╔══

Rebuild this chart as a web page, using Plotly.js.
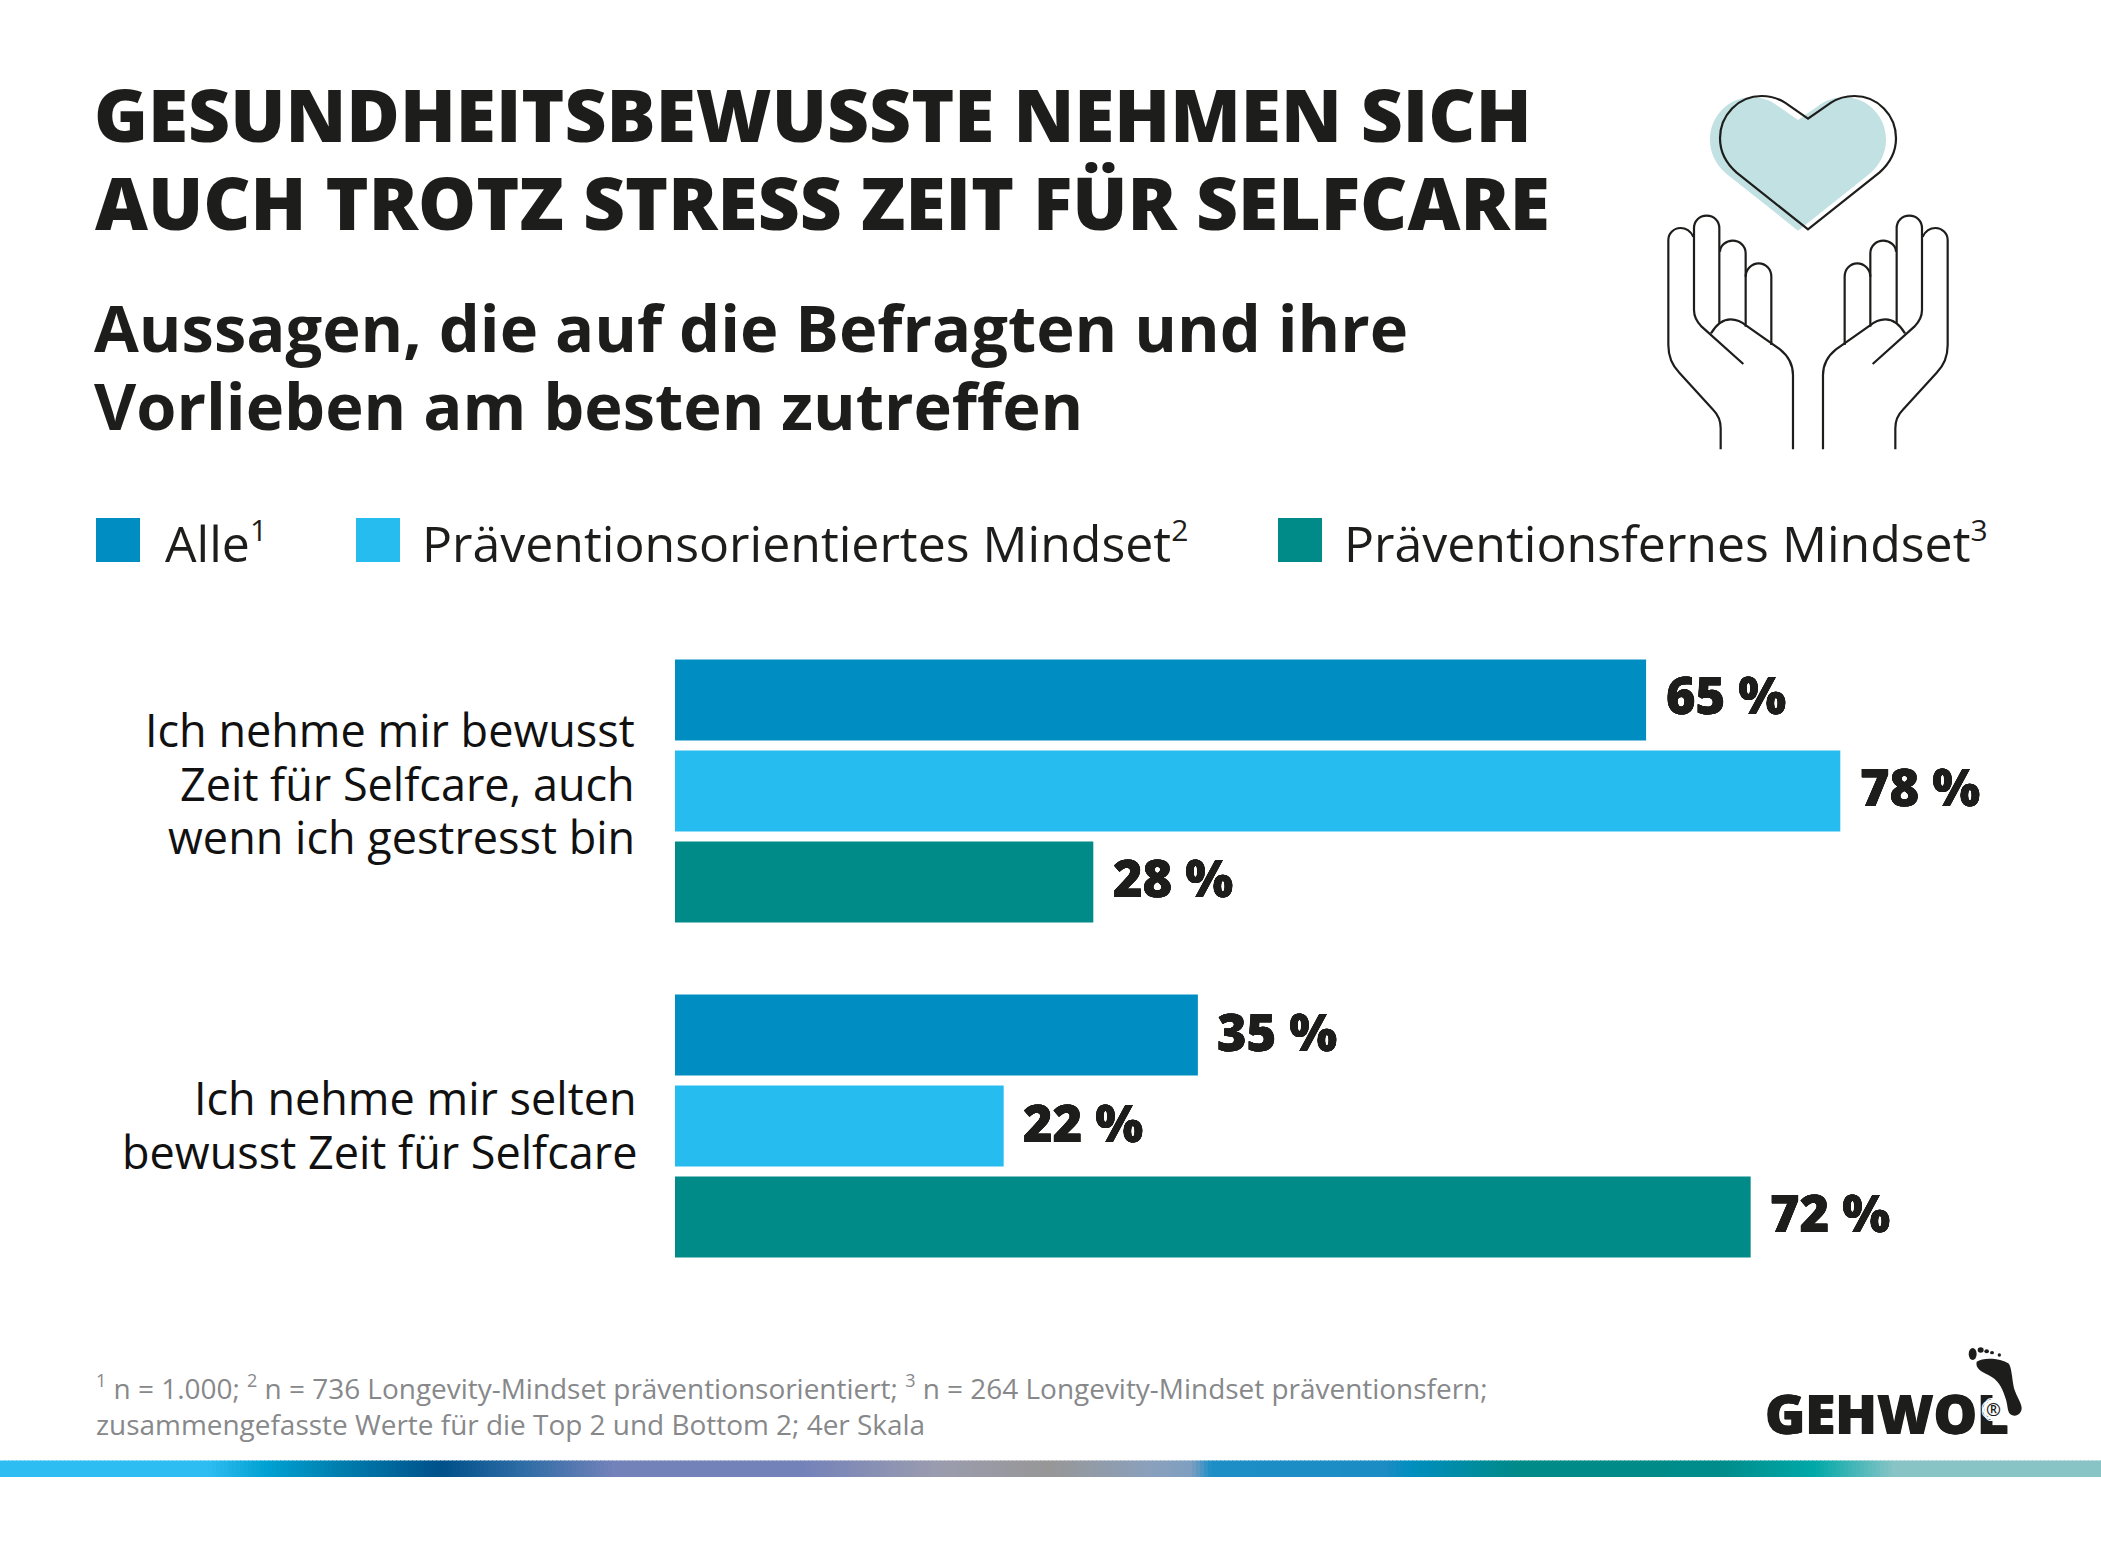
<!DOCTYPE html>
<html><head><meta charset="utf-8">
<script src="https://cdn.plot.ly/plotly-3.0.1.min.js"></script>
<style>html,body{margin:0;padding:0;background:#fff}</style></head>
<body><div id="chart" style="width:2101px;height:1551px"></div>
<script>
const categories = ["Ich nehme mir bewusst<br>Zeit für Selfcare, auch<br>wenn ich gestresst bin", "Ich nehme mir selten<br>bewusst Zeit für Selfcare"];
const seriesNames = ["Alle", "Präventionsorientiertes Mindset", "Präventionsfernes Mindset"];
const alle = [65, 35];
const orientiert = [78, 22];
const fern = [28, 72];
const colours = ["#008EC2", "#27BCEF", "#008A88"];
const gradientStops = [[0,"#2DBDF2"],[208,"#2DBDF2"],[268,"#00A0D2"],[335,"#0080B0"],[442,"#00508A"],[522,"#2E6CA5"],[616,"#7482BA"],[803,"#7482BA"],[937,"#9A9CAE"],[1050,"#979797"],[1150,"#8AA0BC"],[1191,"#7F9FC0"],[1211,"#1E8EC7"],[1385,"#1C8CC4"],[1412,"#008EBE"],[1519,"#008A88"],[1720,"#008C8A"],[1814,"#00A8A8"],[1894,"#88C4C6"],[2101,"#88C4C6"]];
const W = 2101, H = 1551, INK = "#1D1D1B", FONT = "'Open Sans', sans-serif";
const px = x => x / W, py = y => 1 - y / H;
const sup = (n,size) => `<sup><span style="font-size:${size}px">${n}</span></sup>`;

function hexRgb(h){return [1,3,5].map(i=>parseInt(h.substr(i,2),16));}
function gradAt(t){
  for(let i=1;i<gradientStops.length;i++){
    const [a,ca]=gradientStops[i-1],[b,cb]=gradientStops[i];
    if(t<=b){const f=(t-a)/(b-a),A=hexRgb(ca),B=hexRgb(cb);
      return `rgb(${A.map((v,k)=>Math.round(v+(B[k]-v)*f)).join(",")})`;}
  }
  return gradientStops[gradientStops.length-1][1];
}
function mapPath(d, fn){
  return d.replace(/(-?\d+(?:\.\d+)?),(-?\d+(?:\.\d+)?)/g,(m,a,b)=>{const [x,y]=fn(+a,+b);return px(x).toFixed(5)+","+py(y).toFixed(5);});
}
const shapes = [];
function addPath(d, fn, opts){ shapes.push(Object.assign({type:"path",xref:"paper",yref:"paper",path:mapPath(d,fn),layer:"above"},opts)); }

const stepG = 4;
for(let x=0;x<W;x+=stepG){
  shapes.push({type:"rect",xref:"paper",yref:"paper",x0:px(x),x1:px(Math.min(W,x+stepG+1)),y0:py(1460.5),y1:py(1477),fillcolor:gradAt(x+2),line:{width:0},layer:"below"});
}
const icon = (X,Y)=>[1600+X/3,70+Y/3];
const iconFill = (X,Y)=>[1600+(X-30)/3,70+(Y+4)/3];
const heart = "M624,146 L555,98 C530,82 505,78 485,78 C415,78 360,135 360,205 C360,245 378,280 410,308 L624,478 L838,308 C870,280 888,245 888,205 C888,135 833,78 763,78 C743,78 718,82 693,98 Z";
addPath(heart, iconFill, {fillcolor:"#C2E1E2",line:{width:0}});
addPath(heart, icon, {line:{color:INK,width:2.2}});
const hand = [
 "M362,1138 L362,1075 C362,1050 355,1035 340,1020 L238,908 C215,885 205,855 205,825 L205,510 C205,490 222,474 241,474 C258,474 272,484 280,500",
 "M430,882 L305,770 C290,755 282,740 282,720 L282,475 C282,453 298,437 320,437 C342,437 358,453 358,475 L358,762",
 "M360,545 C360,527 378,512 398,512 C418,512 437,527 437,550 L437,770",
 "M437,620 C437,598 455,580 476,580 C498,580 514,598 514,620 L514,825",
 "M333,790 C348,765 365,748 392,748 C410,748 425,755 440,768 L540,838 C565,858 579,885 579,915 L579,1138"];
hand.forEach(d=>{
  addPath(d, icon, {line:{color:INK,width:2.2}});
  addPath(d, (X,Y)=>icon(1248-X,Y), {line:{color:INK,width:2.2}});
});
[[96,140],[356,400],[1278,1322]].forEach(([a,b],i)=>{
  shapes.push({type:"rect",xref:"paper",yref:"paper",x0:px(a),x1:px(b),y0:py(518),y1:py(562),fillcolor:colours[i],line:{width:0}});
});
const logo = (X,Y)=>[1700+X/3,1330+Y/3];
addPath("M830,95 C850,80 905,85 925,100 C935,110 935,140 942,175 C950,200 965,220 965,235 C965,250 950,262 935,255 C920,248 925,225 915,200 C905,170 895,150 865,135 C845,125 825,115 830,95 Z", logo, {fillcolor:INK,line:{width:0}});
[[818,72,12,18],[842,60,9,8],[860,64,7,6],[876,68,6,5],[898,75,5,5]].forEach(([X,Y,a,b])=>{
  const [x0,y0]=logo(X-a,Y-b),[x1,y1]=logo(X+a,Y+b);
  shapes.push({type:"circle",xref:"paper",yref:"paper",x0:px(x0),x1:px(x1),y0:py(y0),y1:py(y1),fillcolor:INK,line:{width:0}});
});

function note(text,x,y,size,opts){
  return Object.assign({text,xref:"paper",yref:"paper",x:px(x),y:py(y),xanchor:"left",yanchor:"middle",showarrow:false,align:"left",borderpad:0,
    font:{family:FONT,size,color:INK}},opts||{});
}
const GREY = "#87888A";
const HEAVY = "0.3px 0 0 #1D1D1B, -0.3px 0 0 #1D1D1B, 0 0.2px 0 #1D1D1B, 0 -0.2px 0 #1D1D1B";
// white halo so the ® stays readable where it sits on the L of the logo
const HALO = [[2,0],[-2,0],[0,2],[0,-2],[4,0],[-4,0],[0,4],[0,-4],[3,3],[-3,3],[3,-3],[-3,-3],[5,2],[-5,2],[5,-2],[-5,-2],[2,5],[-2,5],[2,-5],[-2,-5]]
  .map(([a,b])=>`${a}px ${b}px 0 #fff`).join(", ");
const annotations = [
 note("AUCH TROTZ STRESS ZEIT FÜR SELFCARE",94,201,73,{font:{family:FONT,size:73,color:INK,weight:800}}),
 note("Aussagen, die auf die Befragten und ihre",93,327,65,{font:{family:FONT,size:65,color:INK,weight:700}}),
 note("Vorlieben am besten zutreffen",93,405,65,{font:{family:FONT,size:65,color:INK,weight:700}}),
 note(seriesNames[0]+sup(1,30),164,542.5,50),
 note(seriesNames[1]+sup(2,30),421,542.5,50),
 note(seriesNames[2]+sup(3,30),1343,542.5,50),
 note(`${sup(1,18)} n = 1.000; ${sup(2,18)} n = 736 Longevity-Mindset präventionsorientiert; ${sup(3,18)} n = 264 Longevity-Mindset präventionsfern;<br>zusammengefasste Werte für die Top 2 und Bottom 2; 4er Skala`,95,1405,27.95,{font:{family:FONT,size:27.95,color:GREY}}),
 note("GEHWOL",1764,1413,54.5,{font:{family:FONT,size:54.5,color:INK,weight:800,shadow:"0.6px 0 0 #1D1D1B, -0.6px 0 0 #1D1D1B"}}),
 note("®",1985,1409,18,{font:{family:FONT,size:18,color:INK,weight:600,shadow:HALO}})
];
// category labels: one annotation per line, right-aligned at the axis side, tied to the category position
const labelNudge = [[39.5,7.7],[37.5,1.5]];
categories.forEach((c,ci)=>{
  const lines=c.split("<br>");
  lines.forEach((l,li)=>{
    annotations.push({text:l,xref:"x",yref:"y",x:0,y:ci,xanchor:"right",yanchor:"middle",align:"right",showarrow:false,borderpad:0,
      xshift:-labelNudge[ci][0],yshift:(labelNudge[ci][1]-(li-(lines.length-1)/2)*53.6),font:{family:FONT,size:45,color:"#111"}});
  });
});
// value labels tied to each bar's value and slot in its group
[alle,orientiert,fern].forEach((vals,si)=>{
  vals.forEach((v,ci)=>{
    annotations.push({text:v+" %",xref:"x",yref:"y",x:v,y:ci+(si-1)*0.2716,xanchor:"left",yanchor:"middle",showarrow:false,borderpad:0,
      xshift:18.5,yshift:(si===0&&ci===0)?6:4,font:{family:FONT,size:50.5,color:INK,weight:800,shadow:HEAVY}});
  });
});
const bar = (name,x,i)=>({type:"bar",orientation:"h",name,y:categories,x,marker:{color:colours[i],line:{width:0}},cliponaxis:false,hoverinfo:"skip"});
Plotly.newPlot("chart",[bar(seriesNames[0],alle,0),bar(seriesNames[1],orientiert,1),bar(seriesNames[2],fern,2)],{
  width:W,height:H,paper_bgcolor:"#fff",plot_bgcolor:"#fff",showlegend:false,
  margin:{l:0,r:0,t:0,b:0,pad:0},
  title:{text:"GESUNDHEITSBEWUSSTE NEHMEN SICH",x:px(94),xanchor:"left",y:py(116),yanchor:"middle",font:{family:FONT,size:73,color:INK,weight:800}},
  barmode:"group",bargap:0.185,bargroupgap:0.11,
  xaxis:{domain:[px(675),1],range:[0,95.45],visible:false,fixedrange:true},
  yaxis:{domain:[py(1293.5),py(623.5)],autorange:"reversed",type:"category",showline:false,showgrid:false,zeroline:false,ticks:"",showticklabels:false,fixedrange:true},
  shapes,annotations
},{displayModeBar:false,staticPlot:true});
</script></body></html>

╚══

**THE PROBLEM**
Only lines belong in the copy: transcribe those from the start of the data through the line that contains "const sup = (n,size)", and skip the pictures.

**ANSWER TO THIS TASK**
Rebuild this chart as a web page, using Plotly.js.
<!DOCTYPE html>
<html><head><meta charset="utf-8">
<script src="https://cdn.plot.ly/plotly-3.0.1.min.js"></script>
<style>html,body{margin:0;padding:0;background:#fff}</style></head>
<body><div id="chart" style="width:2101px;height:1551px"></div>
<script>
const categories = ["Ich nehme mir bewusst<br>Zeit für Selfcare, auch<br>wenn ich gestresst bin", "Ich nehme mir selten<br>bewusst Zeit für Selfcare"];
const seriesNames = ["Alle", "Präventionsorientiertes Mindset", "Präventionsfernes Mindset"];
const alle = [65, 35];
const orientiert = [78, 22];
const fern = [28, 72];
const colours = ["#008EC2", "#27BCEF", "#008A88"];
const gradientStops = [[0,"#2DBDF2"],[208,"#2DBDF2"],[268,"#00A0D2"],[335,"#0080B0"],[442,"#00508A"],[522,"#2E6CA5"],[616,"#7482BA"],[803,"#7482BA"],[937,"#9A9CAE"],[1050,"#979797"],[1150,"#8AA0BC"],[1191,"#7F9FC0"],[1211,"#1E8EC7"],[1385,"#1C8CC4"],[1412,"#008EBE"],[1519,"#008A88"],[1720,"#008C8A"],[1814,"#00A8A8"],[1894,"#88C4C6"],[2101,"#88C4C6"]];
const W = 2101, H = 1551, INK = "#1D1D1B", FONT = "'Open Sans', sans-serif";
const px = x => x / W, py = y => 1 - y / H;
const sup = (n,size) => `<sup><span style="font-size:${size}px">${n}</span></sup>`;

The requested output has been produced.